We strengthen our loop invariant, and both asserts will hold – thus demonstrating termination:

def mult(m: Z, n: Z): Z = {
    l"""{
        requires n >= 0         //needed for termination
        ensures result == m*n
    }"""

    var sum: Z = 0
    var count: Z = 0

    while (count != n) {
        l"""{
            invariant sum == m*count
                count >= 0
                count <= n      //bound loop counter
                                //needed for assert to hold
            modifies sum, count
        }"""

        //get measure value at beginning of iteration
        val measureBegin: Z = n-count

        sum = sum + m
        count = count + 1

        //get measure value at end of iteration
        val measureEnd: Z = n-count

        //we are making progress
        //the amount of work decreases with each iteration
        assert(measureEnd < measureBegin)

        //we either have more work, or the loop will terminate
        //(if there is no work work to do, then the loop condition must be false)
        assert(measureEnd > 0 | count == n) 
    }

    return sum
}

We could similarly use measures of work and manual assert statements to prove termination in some recursive functions. Here, we would demonstrate that a parameter value decreased with each recursive call, and that we either had more work to do or had reached the base case of our recursion (with no more recursive calls needed).

Collatz function

While it is possible to prove termination for certain kinds of programs – those that loop or make recursive calls a set number of times – it is not possible to prove termination for all programs.

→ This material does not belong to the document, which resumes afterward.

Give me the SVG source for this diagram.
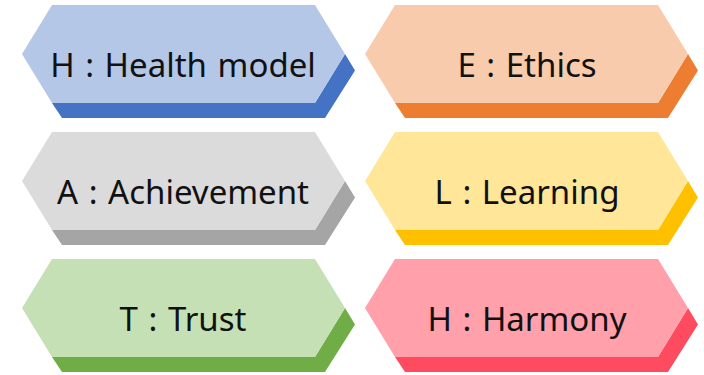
<svg xmlns="http://www.w3.org/2000/svg" xmlns:xlink="http://www.w3.org/1999/xlink" width="704" height="375" viewBox="0 0 704 375">
<style>
text{font-family:"Noto Sans","DejaVu Sans",sans-serif;font-size:33px;fill:#111;text-anchor:middle;word-spacing:2px}
</style>
<defs>
<path id="hex" d="M30,0 H293 L323,49 L293,98 H30 L0,49 Z"/>
<path id="sh" d="M323,49 L333,65.5 L303,113 H40 L30,98 H293 Z"/>
</defs>
<rect width="704" height="375" fill="#fff"/>
<g id="node-health">
<use xlink:href="#sh" x="22" y="5" fill="#4472C4"/>
<use xlink:href="#hex" x="22" y="5" fill="#B4C7E7"/>
<text x="183" y="77">H : Health model</text>
</g>
<g id="node-ethics">
<use xlink:href="#sh" x="365" y="5" fill="#ED7D31"/>
<use xlink:href="#hex" x="365" y="5" fill="#F8CBAD"/>
<text x="527" y="77">E : Ethics</text>
</g>
<g id="node-achievement">
<use xlink:href="#sh" x="22" y="132" fill="#A5A5A5"/>
<use xlink:href="#hex" x="22" y="132" fill="#DBDBDB"/>
<text x="183" y="204">A : Achievement</text>
</g>
<g id="node-learning">
<use xlink:href="#sh" x="365" y="132" fill="#FFC000"/>
<use xlink:href="#hex" x="365" y="132" fill="#FFE699"/>
<text x="527" y="204">L : Learning</text>
</g>
<g id="node-trust">
<use xlink:href="#sh" x="22" y="259" fill="#70AD47"/>
<use xlink:href="#hex" x="22" y="259" fill="#C5E0B4"/>
<text x="183" y="331">T : Trust</text>
</g>
<g id="node-harmony">
<use xlink:href="#sh" x="365" y="259" fill="#FF4B5F"/>
<use xlink:href="#hex" x="365" y="259" fill="#FFA0AA"/>
<text x="527" y="331">H : Harmony</text>
</g>
<g id="connectors"></g>
</svg>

Consider the collatz function below:

import org.sireum.logika._
def collatz(m: Z): Z = {
    l"""{
        requires m > 0
        ensures result == 1
    }"""

    var n: Z = m
    while (n > 1) {
        l"""{
            invariant n >= 1
            modifies n
        }"""

        if (n % 2 == 0) {
            n = n / 2
        } else {
            n = 3 * n + 1
        }
    }

    return n
}

We see that we must pass collatz a positve parameter, and that it promises to return 1 (no matter what the parameter is). It contains a loop that repeatedly modifies a current value (which is initially the parameter value):

  • If the current number is even, we divide the number by 2
  • If the current number is odd, we triple the number and add 1

Suppose we compute collatz(17). We can track the value of n as follows: 17, 52, 26, 13, 40, 20, 10, 5, 16, 8, 4, 2, 1. We can see that n does eventually reach 1, and that the program terminates in that case. We can similarly try other parameters, and will again see that we always end up with 1 (sometimes after a surprising number of iterations). But in fact:

  • No one has proved that the Collatz function terminates for all positive numbers; and
  • No one has found a positive number on which the Collatz function does not terminate

Decidability and the Halting problem

It is an obvious question whether we could write a program to check whether another program always terminates. Unfortunately, this (the Halting problem) turns out to be impossible, as was demonstrated by Alan Turing. The Halting problem is an example of an undecidable problem in computer science – a decision problem (a problem with a yes/no answer) that we can’t correctly answer one way or another on all inputs, even if we have unlimited resources.